The voters sent an important message yesterday, to themselves and their communities, and indirectly to the politicians in Lansing. It’s a message the governor and legislature need to hear.

Specifically, the people said that they are willing to pay more for services  important to them. They aren’t necessarily happy with the way things are going or with the people running things. In West Michigan area, they tossed out a boatload of school board members.

Yet the same voters renewed a number of millage proposals, often by wide margins. Sometimes they even voted to increase their taxes, when they were convinced services were necessary.

Grand Rapids narrowly voted to increase a rapid transit millage. Hudsonville voted millions to upgrade the school system.

This trend was especially strong in Southeast Michigan. Struggling, older blue-collar suburbs like Ferndale and Hazel Park have been hard hit by declining property values and a steep drop in state revenue sharing.

Yesterday, they asked their hard-pressed citizens for new money to keep up services.

These aren’t people who have a lot of money, and many no longer have jobs. But they said yes. In tiny Clawson, the people voted more money for their library, a year after the voters in the neighboring and more affluent city of Troy voted to close theirs.

By far, the biggest story was in Southfield, a city of office towers and mostly well-maintained split-level and ranch homes north of Detroit. Seventy percent of its seventy thousand residents are African-American -- mostly middle-class families.

City leaders laid it on the line. They needed a five mill property tax increase, mostly for police and fire services, and they needed it now. Otherwise, they would have to lay off half the city’s police and firemen. Residents knew what that could mean.

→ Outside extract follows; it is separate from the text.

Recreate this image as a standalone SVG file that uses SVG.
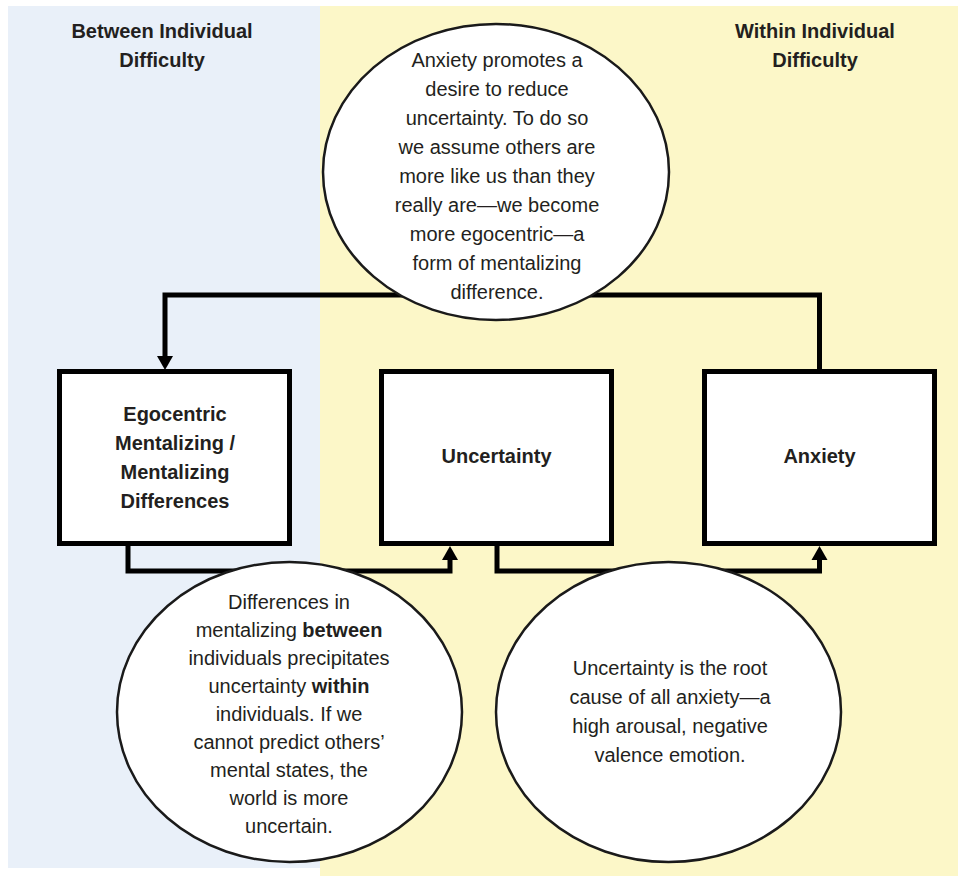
<svg xmlns="http://www.w3.org/2000/svg" width="958" height="876" viewBox="0 0 958 876">
<defs>
<style>
.t{font-family:"Liberation Sans",Arial,sans-serif;font-size:20px;fill:#231f20;text-anchor:middle}
.b{font-weight:bold}
.box{fill:#fff;stroke:#000;stroke-width:5}
.ell{fill:#fff;stroke:#1a1a1a;stroke-width:2.5}
.con{fill:none;stroke:#000;stroke-width:5;stroke-linejoin:miter}
.ah{fill:#000}
</style>
</defs>
<rect x="0" y="0" width="958" height="876" fill="#fff"/>
<rect x="8" y="6" width="312" height="862" fill="#e9f0f9"/>
<rect x="320" y="6" width="638" height="870" fill="#fcf7c8"/>
<g id="headers">
<text class="t b" x="162" y="38">Between Individual</text>
<text class="t b" x="162" y="67">Difficulty</text>
<text class="t b" x="815" y="38">Within Individual</text>
<text class="t b" x="815" y="67">Difficulty</text>
</g>
<g id="connectors">
<path class="con" d="M819.5 369 V295 H165 V358"/>
<polygon class="ah" points="157,356 173,356 165,370"/>
<path class="con" d="M128 546 V571 H450 V558"/>
<polygon class="ah" points="442,560 458,560 450,546"/>
<path class="con" d="M497 546 V571 H819.5 V558"/>
<polygon class="ah" points="811.5,560 827.5,560 819.5,546"/>
</g>
<g id="note-anxiety">
<ellipse class="ell" cx="496" cy="172" rx="173" ry="148"/>
<text class="t" x="497" y="67">Anxiety promotes a</text>
<text class="t" x="497" y="96">desire to reduce</text>
<text class="t" x="497" y="125">uncertainty. To do so</text>
<text class="t" x="497" y="154">we assume others are</text>
<text class="t" x="497" y="183">more like us than they</text>
<text class="t" x="497" y="212">really are—we become</text>
<text class="t" x="497" y="241">more egocentric—a</text>
<text class="t" x="497" y="270">form of mentalizing</text>
<text class="t" x="497" y="299">difference.</text>
</g>
<g id="box-egocentric">
<rect class="box" x="59.5" y="371.5" width="230" height="172"/>
<text class="t b" x="175" y="421">Egocentric</text>
<text class="t b" x="175" y="450">Mentalizing /</text>
<text class="t b" x="175" y="479">Mentalizing</text>
<text class="t b" x="175" y="508">Differences</text>
</g>
<g id="box-uncertainty">
<rect class="box" x="381.5" y="371.5" width="230" height="172"/>
<text class="t b" x="496.5" y="463">Uncertainty</text>
</g>
<g id="box-anxiety">
<rect class="box" x="704.5" y="371.5" width="230" height="172"/>
<text class="t b" x="819.5" y="463">Anxiety</text>
</g>
<g id="note-between">
<ellipse class="ell" cx="289.5" cy="712" rx="172.5" ry="150"/>
<text class="t" x="289" y="609">Differences in</text>
<text class="t" x="289" y="637">mentalizing <tspan class="b">between</tspan></text>
<text class="t" x="289" y="665">individuals precipitates</text>
<text class="t" x="289" y="693">uncertainty <tspan class="b">within</tspan></text>
<text class="t" x="289" y="721">individuals. If we</text>
<text class="t" x="289" y="749">cannot predict others’</text>
<text class="t" x="289" y="777">mental states, the</text>
<text class="t" x="289" y="805">world is more</text>
<text class="t" x="289" y="833">uncertain.</text>
</g>
<g id="note-uncertainty">
<ellipse class="ell" cx="668.5" cy="712" rx="172.5" ry="150"/>
<text class="t" x="670" y="675">Uncertainty is the root</text>
<text class="t" x="670" y="704">cause of all anxiety—a</text>
<text class="t" x="670" y="733">high arousal, negative</text>
<text class="t" x="670" y="762">valence emotion.</text>
</g>
</svg>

They voted the additional taxes by a margin of five to one. Now, these results do not mean that the voters are in a wildly spending mood. They seemed discerning. In Flint, they voted money to keep policemen on the job, but turned down a request for new funds to reopen it the city jail. In blue-collar Garden City, home of iconic rocker Mitch Ryder, officials asked for a twelve-mill increase. Voters said that was too much. They also were reluctant to combine services, such as police and fire. They said no to that in cities as different as Jackson and Harper Woods.

Most experts think that sharing services is something that the economy is going to make more and more essential. But clearly, this is an idea on which a lot of people aren’t yet sold.

The biggest exception was in Lansing, where voters narrowly turned down a measure to allow a property tax increase, mainly to keep up police and fire protection. Now, there will be massive layoffs, and Michigan‘s capital city will also lack any money to fix the streets. 

We need to be cautious about reading too much into a collection of scattered local elections. But it does seem voters will pay for things important to them, if they understand what they are getting, and trust their officials to spend their money wisely.

There may be several lessons there for those we elect to spend billions of our dollars on behalf of the state.